The Russian economy is like a horse and cart planned to be converted to a car, argues the liberal analyst Kirill Rogov in the Moscow Times.
By adding mirrors, rear wheels, metallic paint and air-conditioning, the reformer can quickly claim to have achieved 35 per cent of the plan. At a time of low oil and gas prices, the programme for the St Petersburg Economic Forum laid out a vision of such remodelling.
The forum’s programme betrayed Russia’s preoccupations, reminiscent of similar proclamations in the Arabian Gulf. Panels praised innovation, human capital, entrepreneurship and the next industrial revolution. Russia reached out to Europe, talked of a “100-year partnership” with the United Kingdom and tried to build ties with areas as diverse as Latin America, Japan and Bangladesh.
Russia is by far the world’s biggest exporter of gas, the second-largest exporter of oil and the third-largest exporter of coal, along with uranium, diamonds, metals and timber.
The economic liberal Alexei Kudrin, recently brought back by president Vladimir Putin to draft a new economic strategy, has for a second time the job of remodelling the horse and cart.
The political system and economy are built on distributing resource revenue, but the Kremlin can no longer rely on them for growth.
Oil prices have rebounded this year but remain relatively low. The next generation of more difficult fields, the offshore Arctic and shale resources in West Siberia, is rendered harder by western sanctions on technology.
Gas consumption in Europe, still Russia’s key market, is down almost 20 per cent since 2010. The liquefied natural gas plant on the windswept Yamal Peninsula is expected to start up next year, but enters a glutted market. Tensions with Turkey have undermined plans for a new gas route into south-east Europe.
Russia has begun reorienting energy exports east. But its deal to send gas to China, announced with fanfare in May 2014, is at best only half as lucrative as European exports, and has made little apparent headway.
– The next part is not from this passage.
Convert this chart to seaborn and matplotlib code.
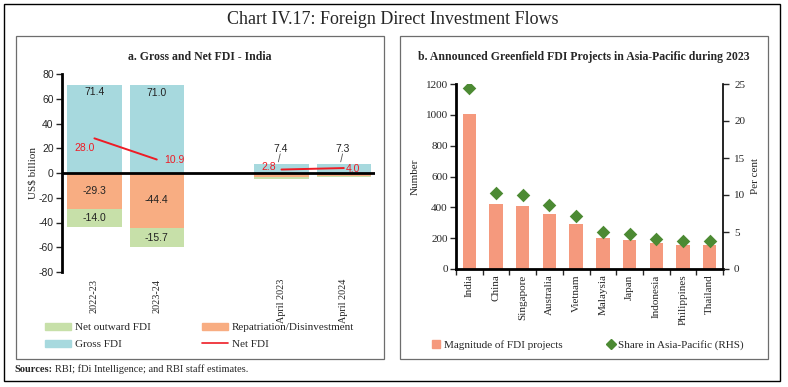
import matplotlib
matplotlib.use("Agg")
import matplotlib.pyplot as plt
import seaborn as sns
import numpy as np
import pandas as pd
from matplotlib.patches import Rectangle
from matplotlib.lines import Line2D

# ---------------- data ----------------
periods = ["2022-23", "2023-24", "April 2023", "April 2024"]
gross_fdi = [71.4, 71.0, 7.4, 7.3]
repatriation = [-29.3, -44.4, -3.3, -2.3]
net_outward = [-14.0, -15.7, -1.3, -1.0]
net_fdi = [28.0, 10.9, 2.8, 4.0]

countries = ["India", "China", "Singapore", "Australia", "Vietnam", "Malaysia",
             "Japan", "Indonesia", "Philippines", "Thailand"]
projects = [1005, 424, 411, 355, 295, 204, 191, 166, 155, 155]
share = [24.5, 10.3, 10.0, 8.7, 7.2, 5.0, 4.7, 4.0, 3.8, 3.8]

# ---------------- style ----------------
sns.set_theme(style="white")
plt.rcParams["font.family"] = ["Liberation Serif", "DejaVu Serif"]
SANS = ["Liberation Sans", "DejaVu Sans"]

C_GROSS = "#A7D9DE"
C_REPAT = "#F8AD82"
C_OUT = "#C7E0A9"
C_NET = "#EE1C25"
C_BAR = "#F5997D"
C_DIA = "#4C8A33"

W, H = 788, 387
fig = plt.figure(figsize=(W / 100, H / 100), dpi=100)
fig.patch.set_facecolor("white")


def fx(x):
    return x / W


def fy(y):
    return 1 - y / H


# borders
fig.add_artist(Rectangle((fx(4), fy(381)), fx(776), (377) / H, transform=fig.transFigure,
                         fill=False, edgecolor="black", linewidth=1.0))
fig.add_artist(Rectangle((fx(16), fy(359)), fx(368), (323) / H, transform=fig.transFigure,
                         fill=False, edgecolor="#6d6d6d", linewidth=0.9))
fig.add_artist(Rectangle((fx(400), fy(359)), fx(368), (323) / H, transform=fig.transFigure,
                         fill=False, edgecolor="#6d6d6d", linewidth=0.9))

fig.text(fx(393), fy(19), "Chart IV.17: Foreign Direct Investment Flows", ha="center",
         va="center", fontsize=13)
fig.text(fx(200), fy(57), "a. Gross and Net FDI - India", ha="center", va="center",
         fontsize=8.5, fontweight="bold")
fig.text(fx(584), fy(57), "b. Announced Greenfield FDI Projects in Asia-Pacific during 2023",
         ha="center", va="center", fontsize=8.5, fontweight="bold")
fig.text(fx(14), fy(369), "Sources:", ha="left", va="center", fontsize=7.5, fontweight="bold")
fig.text(fx(55), fy(369), "RBI; fDi Intelligence; and RBI staff estimates.", ha="left",
         va="center", fontsize=7.5)

# ---------------- panel a ----------------
axa = fig.add_axes([fx(62), fy(272), fx(313), 198 / H])
pos = [0, 1, 3, 4]
bw = 0.87
axa.bar(pos, gross_fdi, width=bw, color=C_GROSS, linewidth=0)
axa.bar(pos, repatriation, width=bw, color=C_REPAT, linewidth=0)
axa.bar(pos, net_outward, width=bw, bottom=repatriation, color=C_OUT, linewidth=0)
axa.plot(pos[:2], net_fdi[:2], color=C_NET, linewidth=1.4)
axa.plot(pos[2:], net_fdi[2:], color=C_NET, linewidth=1.4)
axa.axhline(0, color="black", linewidth=2)

axa.set_xlim(-0.52, 4.5)
axa.set_ylim(-80, 80)
axa.set_yticks(np.arange(-80, 81, 20))
axa.set_yticklabels([str(v) for v in range(-80, 81, 20)], family=SANS, fontsize=7.5)
axa.set_xticks(pos)
axa.set_xticklabels(periods, rotation=90, fontsize=7.3)
axa.tick_params(axis="x", length=0, pad=5)
axa.tick_params(axis="y", length=4, width=1, direction="out", pad=2, left=True)
for s in ["top", "right", "bottom"]:
    axa.spines[s].set_visible(False)
axa.spines["left"].set_linewidth(2)
axa.spines["left"].set_color("black")
axa.set_ylabel("US$ billion", fontsize=8, labelpad=1)
axa.set_facecolor("none")

lab_kw = dict(ha="center", va="center", fontsize=7.5, family=SANS, color="#222222")
for i, p in enumerate(pos):
    if i < 2:
        axa.text(p, gross_fdi[i] - 6, f"{gross_fdi[i]:.1f}", **lab_kw)
        axa.text(p, repatriation[i] / 2, f"{repatriation[i]:.1f}", **lab_kw)
        axa.text(p, repatriation[i] + net_outward[i] / 2, f"{net_outward[i]:.1f}", **lab_kw)
    else:
        axa.text(p - 0.02, 19.5, f"{gross_fdi[i]:.1f}", **lab_kw)
        axa.plot([p - 0.02, p - 0.05], [15.5, 9.0], color="#555555", linewidth=0.6)
axa.text(-0.15, 20, "28.0", ha="center", va="center", fontsize=7.5, family=SANS, color=C_NET)
axa.text(1.28, 10.4, "10.9", ha="center", va="center", fontsize=7.5, family=SANS, color=C_NET)
axa.text(2.8, 4.5, "2.8", ha="center", va="center", fontsize=7.5, family=SANS, color=C_NET)
axa.text(4.15, 3.6, "4.0", ha="center", va="center", fontsize=7.5, family=SANS, color=C_NET)

handles_a = [
    Rectangle((0, 0), 1, 1, color=C_OUT),
    Rectangle((0, 0), 1, 1, color=C_GROSS),
    Rectangle((0, 0), 1, 1, color=C_REPAT),
    Line2D([0], [0], color=C_NET, linewidth=1.2),
]
labels_a = ["Net outward FDI", "Gross FDI", "Repatriation/Disinvestment", "Net FDI"]
fig.legend(handles_a, labels_a, ncol=2, loc="center left",
           bbox_to_anchor=(fx(45), fy(336)), frameon=False, fontsize=8,
           handlelength=2.35, handleheight=0.6, columnspacing=4.6, labelspacing=0.65,
           handletextpad=0.35, borderaxespad=0, borderpad=0)

# ---------------- panel b ----------------
axb = fig.add_axes([fx(456), fy(269), fx(267), 185 / H])
dfb = pd.DataFrame({"country": countries, "projects": projects, "share": share})
sns.barplot(data=dfb, x="country", y="projects", order=countries, color=C_BAR,
            width=0.5, saturation=1, linewidth=0, ax=axb)
axb.set_ylim(0, 1200)
axb.set_xlim(-0.5, 9.5)
axb.set_yticks(np.arange(0, 1201, 200))
axb.tick_params(axis="y", labelsize=8, length=4, width=1, direction="out", left=True, pad=2)
axb.set_xticks(range(len(countries)))
axb.set_xticklabels(countries, rotation=90, fontsize=8)
axb.set_xticks(np.arange(-0.5, 10, 1), minor=True)
axb.tick_params(axis="x", which="major", length=0, pad=4)
axb.tick_params(axis="x", which="minor", length=4, width=1, direction="out", bottom=True)
axb.set_xlabel("")
axb.set_ylabel("Number", fontsize=8, labelpad=4)
for s in ["top", "right"]:
    axb.spines[s].set_visible(False)
axb.spines["left"].set_linewidth(2)
axb.spines["bottom"].set_linewidth(2)
axb.spines["left"].set_color("black")
axb.spines["bottom"].set_color("black")

axr = axb.twinx()
sns.scatterplot(data=dfb, x="country", y="share", marker="D", s=48, color=C_DIA,
                edgecolor=C_DIA, linewidth=0, ax=axr, legend=False, zorder=5)
axr.set_ylim(0, 25)
axr.set_xlim(-0.5, 9.5)
axr.set_yticks(np.arange(0, 26, 5))
axr.tick_params(axis="y", labelsize=8, length=4, width=1, direction="out", right=True, pad=4)
axr.set_ylabel("Per cent", fontsize=8, labelpad=4)
for s in ["top", "left", "bottom"]:
    axr.spines[s].set_visible(False)
axr.spines["right"].set_linewidth(1.2)
axr.spines["right"].set_color("black")

handles_b = [
    Line2D([0], [0], marker="s", linestyle="none", markersize=5.5, color=C_BAR),
    Line2D([0], [0], marker="D", linestyle="none", markersize=5, color=C_DIA),
]
fig.legend(handles_b, ["Magnitude of FDI projects", "Share in Asia-Pacific (RHS)"], ncol=2,
           loc="center left", bbox_to_anchor=(fx(432), fy(345)), frameon=False, fontsize=8,
           handlelength=0.8, columnspacing=3.9, handletextpad=0.3, borderaxespad=0,
           borderpad=0)

fig.savefig("out.png", dpi=100)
The seriousness of these problems should not detract from the great strengths of the Russian energy industry.
Its huge fossil fuel resources are, if not as cheap as Middle Eastern oil and gas to extract, still low-cost on the global scale. Existing oilfields are increasingly mature, but Russian companies have done well to keep nudging up output.
Devaluation of the rouble has kept production costs down, while the tax system casts most of the pain of low prices on the state budget – though the finance ministry has cast its beady eye on oil companies’ profit.
The country retains enviable skills in science and engineering, its oil services firms able to fill in some of the gaps created by sanctions, as well as generating valuable exports.
Despite continuing political confrontations, western and Middle Eastern businesses remain enticed by Russia’s obvious potential, with Russian attempts to woo Italy to undermine European sanctions.
In 2008, Bob Dudley, running BP’s Russian subsidiary, was forced out of the country, a move he blamed on Igor Sechin, the boss of the state oil behemoth Rosneft. Now BP’s chief, Mr Dudley was back at this summit to team up with Rosneft to explore the virgin lands of East Siberia.
As in Saudi Arabia, privatisation is in the air. Having seized the mid-size oil company Bashneft in 2014 and added TNK, the inheritor of BP’s joint venture, to Rosneft, the government is now planning to sell stakes in both, perhaps to Italian as well as Chinese and Indian companies.
Yet corruption and the state’s over-heavy hand remain a dead weight on sustainable economic growth. At the forum, Mr Kudrin said, “The entire world has turned into a lab to generate innovations”. If his reforms are to be more than a paint job, innovation has eventually to transform the Kremlin’s political machine.
Robin Mills is the chief executive of Qamar Energy and the author of The Myth of the Oil Crisis.